Fourteen Hours ★★★

On what starts as a slow moving morning in Manhattan takes a turn when the room service attendant finds that the man he was delivering breakfast to has decided to go out the window and stand on the ledge rather than eat. At first this doesn't seem like it would be that extravagant a moment but then a woman in a building across the way screams and this single individual blocks traffic, crates a huge media frenzy and becomes the biggest story of the day as the crowd of onlookers grows. The potential jumper is first sought out by a traffic cop who runs to the scene and makes first contact. Once his superiors arrive he's removed but the young man appears to prefer him as his go to person. A number of other stories are also taking place by people watching or simply trying to pass through. One of which is a young woman who's in the process of filing for divorce.

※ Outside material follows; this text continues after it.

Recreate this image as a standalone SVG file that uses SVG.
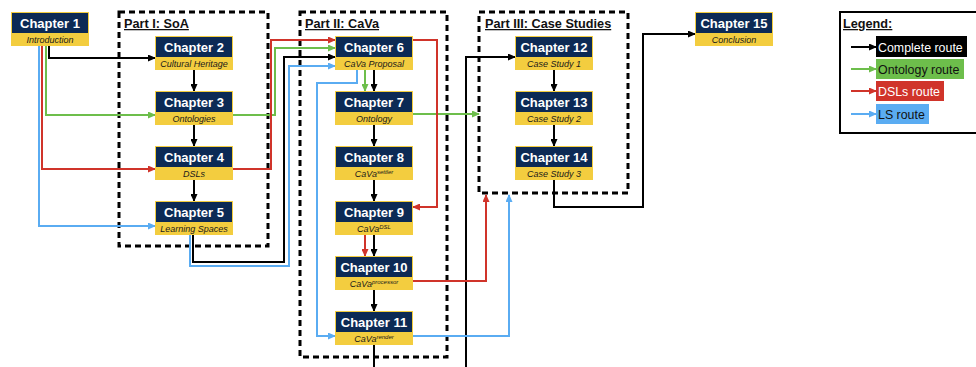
<svg xmlns="http://www.w3.org/2000/svg" width="976" height="367" viewBox="0 0 976 367">
  <style>
    .sub { fill: #f3cd3f; }
    .head { fill: #0c2a55; }
    .title { font-family: "Liberation Sans", Arial, sans-serif; font-weight: bold; font-size: 13px; fill: #fff; text-anchor: middle; }
    .desc { font-family: "Liberation Sans", Arial, sans-serif; font-style: italic; font-size: 9px; fill: #1a1a1a; text-anchor: middle; }
    .sup { font-size: 6px; }
    .part { font-family: "Liberation Sans", Arial, sans-serif; font-weight: bold; font-size: 12.7px; fill: #111; text-decoration: underline; }
    .frame { fill: none; stroke: #000; stroke-width: 3; stroke-dasharray: 6 4; }
    .conn path { fill: none; stroke-width: 2; }
    .k { stroke: #000; marker-end: url(#ak); }
    .g { stroke: #6dbe4b; marker-end: url(#ag); }
    .r { stroke: #d0342a; marker-end: url(#ar); }
    .b { stroke: #5aacf2; marker-end: url(#ab); }
    .plain { marker-end: none !important; }
    .lgtext { font-family: "Liberation Sans", Arial, sans-serif; font-size: 12.4px; }
  </style>
  <defs>
    <marker id="ak" markerUnits="userSpaceOnUse" markerWidth="8" markerHeight="7" refX="7" refY="3.5" orient="auto"><path d="M0,0 L8,3.5 L0,7 z" fill="#000"/></marker>
    <marker id="ag" markerUnits="userSpaceOnUse" markerWidth="8" markerHeight="7" refX="7" refY="3.5" orient="auto"><path d="M0,0 L8,3.5 L0,7 z" fill="#6dbe4b"/></marker>
    <marker id="ar" markerUnits="userSpaceOnUse" markerWidth="8" markerHeight="7" refX="7" refY="3.5" orient="auto"><path d="M0,0 L8,3.5 L0,7 z" fill="#d0342a"/></marker>
    <marker id="ab" markerUnits="userSpaceOnUse" markerWidth="8" markerHeight="7" refX="7" refY="3.5" orient="auto"><path d="M0,0 L8,3.5 L0,7 z" fill="#5aacf2"/></marker>
  </defs>

  <rect width="976" height="367" fill="#fff"/>

  <!-- part frames -->
  <g id="part1">
    <rect class="frame" x="119" y="12" width="149" height="234"/>
    <text class="part" x="124" y="28">Part I: SoA</text>
  </g>
  <g id="part2">
    <rect class="frame" x="300" y="12" width="147" height="345"/>
    <text class="part" x="305" y="28">Part II: CaVa</text>
  </g>
  <g id="part3">
    <rect class="frame" x="479" y="12" width="149" height="181"/>
    <text class="part" x="485" y="28">Part III: Case Studies</text>
  </g>

  <!-- connectors -->
  <g id="connectors" class="conn">
    <!-- complete route -->
    <path class="k" d="M49,46 V58 H155"/>
    <path class="k" d="M194,70 V91"/>
    <path class="k" d="M194,125 V146"/>
    <path class="k" d="M194,180 V201"/>
    <path class="k" d="M193,235 V262 H284 V57 H335"/>
    <path class="k" d="M374,70 V91"/>
    <path class="k" d="M374,125 V146"/>
    <path class="k" d="M374,180 V201"/>
    <path class="k" d="M374,235 V256"/>
    <path class="k" d="M374,290 V311"/>
    <path class="k plain" d="M374,345 V368"/>
    <path class="k" d="M466,368 V57 H515"/>
    <path class="k" d="M554,70 V91"/>
    <path class="k" d="M554,125 V146"/>
    <path class="k" d="M554,180 V207 H643 V34 H695"/>
    <!-- ontology route -->
    <path class="g" d="M46,46 V115 H155"/>
    <path class="g" d="M233,115 H275 V48 H335"/>
    <path class="g" d="M365,70 V91"/>
    <path class="g" d="M413,114 H479"/>
    <!-- DSLs route -->
    <path class="r" d="M42,46 V169 H155"/>
    <path class="r" d="M233,169 H271 V40 H335"/>
    <path class="r" d="M413,40 H437 V207 H413"/>
    <path class="r" d="M365,235 V256"/>
    <path class="r" d="M413,281 H486 V195"/>
    <!-- LS route -->
    <path class="b" d="M39,46 V226 H155"/>
    <path class="b" d="M190,235 V266 H289 V66 H335"/>
    <path class="b" d="M357,70 V83 H317 V336 H335"/>
    <path class="b" d="M413,336 H509 V195"/>
  </g>

  <!-- chapters -->
  <g id="ch1" transform="translate(11,12)">
    <rect class="sub" width="78" height="34"/><rect class="head" x="1" y="1" width="76" height="20"/>
    <text class="title" x="39" y="16">Chapter 1</text><text class="desc" x="39" y="31">Introduction</text>
  </g>
  <g id="ch2" transform="translate(155,36)">
    <rect class="sub" width="78" height="34"/><rect class="head" x="1" y="1" width="76" height="20"/>
    <text class="title" x="39" y="16">Chapter 2</text><text class="desc" x="39" y="31">Cultural Heritage</text>
  </g>
  <g id="ch3" transform="translate(155,91)">
    <rect class="sub" width="78" height="34"/><rect class="head" x="1" y="1" width="76" height="20"/>
    <text class="title" x="39" y="16">Chapter 3</text><text class="desc" x="39" y="31">Ontologies</text>
  </g>
  <g id="ch4" transform="translate(155,146)">
    <rect class="sub" width="78" height="34"/><rect class="head" x="1" y="1" width="76" height="20"/>
    <text class="title" x="39" y="16">Chapter 4</text><text class="desc" x="39" y="31">DSLs</text>
  </g>
  <g id="ch5" transform="translate(155,201)">
    <rect class="sub" width="78" height="34"/><rect class="head" x="1" y="1" width="76" height="20"/>
    <text class="title" x="39" y="16">Chapter 5</text><text class="desc" x="39" y="31">Learning Spaces</text>
  </g>
  <g id="ch6" transform="translate(335,36)">
    <rect class="sub" width="78" height="34"/><rect class="head" x="1" y="1" width="76" height="20"/>
    <text class="title" x="39" y="16">Chapter 6</text><text class="desc" x="39" y="31">CaVa Proposal</text>
  </g>
  <g id="ch7" transform="translate(335,91)">
    <rect class="sub" width="78" height="34"/><rect class="head" x="1" y="1" width="76" height="20"/>
    <text class="title" x="39" y="16">Chapter 7</text><text class="desc" x="39" y="31">Ontology</text>
  </g>
  <g id="ch8" transform="translate(335,146)">
    <rect class="sub" width="78" height="34"/><rect class="head" x="1" y="1" width="76" height="20"/>
    <text class="title" x="39" y="16">Chapter 8</text><text class="desc" x="39" y="31">CaVa<tspan class="sup" dy="-3">settler</tspan></text>
  </g>
  <g id="ch9" transform="translate(335,201)">
    <rect class="sub" width="78" height="34"/><rect class="head" x="1" y="1" width="76" height="20"/>
    <text class="title" x="39" y="16">Chapter 9</text><text class="desc" x="39" y="31">CaVa<tspan class="sup" dy="-3">DSL</tspan></text>
  </g>
  <g id="ch10" transform="translate(335,256)">
    <rect class="sub" width="78" height="34"/><rect class="head" x="1" y="1" width="76" height="20"/>
    <text class="title" x="39" y="16">Chapter 10</text><text class="desc" x="39" y="31">CaVa<tspan class="sup" dy="-3">processor</tspan></text>
  </g>
  <g id="ch11" transform="translate(335,311)">
    <rect class="sub" width="78" height="34"/><rect class="head" x="1" y="1" width="76" height="20"/>
    <text class="title" x="39" y="16">Chapter 11</text><text class="desc" x="39" y="31">CaVa<tspan class="sup" dy="-3">render</tspan></text>
  </g>
  <g id="ch12" transform="translate(515,36)">
    <rect class="sub" width="78" height="34"/><rect class="head" x="1" y="1" width="76" height="20"/>
    <text class="title" x="39" y="16">Chapter 12</text><text class="desc" x="39" y="31">Case Study 1</text>
  </g>
  <g id="ch13" transform="translate(515,91)">
    <rect class="sub" width="78" height="34"/><rect class="head" x="1" y="1" width="76" height="20"/>
    <text class="title" x="39" y="16">Chapter 13</text><text class="desc" x="39" y="31">Case Study 2</text>
  </g>
  <g id="ch14" transform="translate(515,146)">
    <rect class="sub" width="78" height="34"/><rect class="head" x="1" y="1" width="76" height="20"/>
    <text class="title" x="39" y="16">Chapter 14</text><text class="desc" x="39" y="31">Case Study 3</text>
  </g>
  <g id="ch15" transform="translate(695,12)">
    <rect class="sub" width="78" height="34"/><rect class="head" x="1" y="1" width="76" height="20"/>
    <text class="title" x="39" y="16">Chapter 15</text><text class="desc" x="39" y="31">Conclusion</text>
  </g>

  <!-- legend -->
  <g id="legend" class="conn">
    <rect x="840" y="12" width="150" height="121" fill="#fff" stroke="#000" stroke-width="2"/>
    <text class="part" x="843" y="28">Legend:</text>
    <path class="k" d="M851,47 H876"/>
    <rect x="876" y="36" width="91" height="21" fill="#000"/>
    <text class="lgtext" x="878" y="51.5" fill="#fff">Complete route</text>
    <path class="g" d="M851,69 H876"/>
    <rect x="876" y="59" width="88" height="20" fill="#6dbe4b"/>
    <text class="lgtext" x="878" y="74" fill="#111">Ontology route</text>
    <path class="r" d="M851,91 H876"/>
    <rect x="876" y="81" width="68" height="20" fill="#d0342a"/>
    <text class="lgtext" x="878" y="96" fill="#fff">DSLs route</text>
    <path class="b" d="M851,114 H876"/>
    <rect x="876" y="104" width="53" height="20" fill="#5aacf2"/>
    <text class="lgtext" x="878" y="119" fill="#111">LS route</text>
  </g>
</svg>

She is played by Grace Kelly in her feature debut. The best performance by far is Paul Douglas as the traffic cop. Despite the acknowledgment that this was entirely fictional. It was actually was based on the suicide of John William Warde, a 26-year-old man who jumped from the 17th floor of the Gotham Hotel in New York City on Tuesday, July 26, 1938, after 11 hours on a ledge. While the movie makes for a happier ending. I can't begin to gather the number of suicides that have occurred over the years in New York alone. Howard Hawks was originally offered the project but refused. Henry Hathaway ended up doing it with a production of six weeks. He also shot an alternate ending with the young man falling to his death. Unfortunately, on the same day as the preview, the daughter of Fox's president Spyros Skouras jumped to her death. Thus, Skouras wanted the film shelved, but instead released Fourteen Hours six months later with the ending that showed Robert surviving his fall. Afterall, truth is stranger than fiction.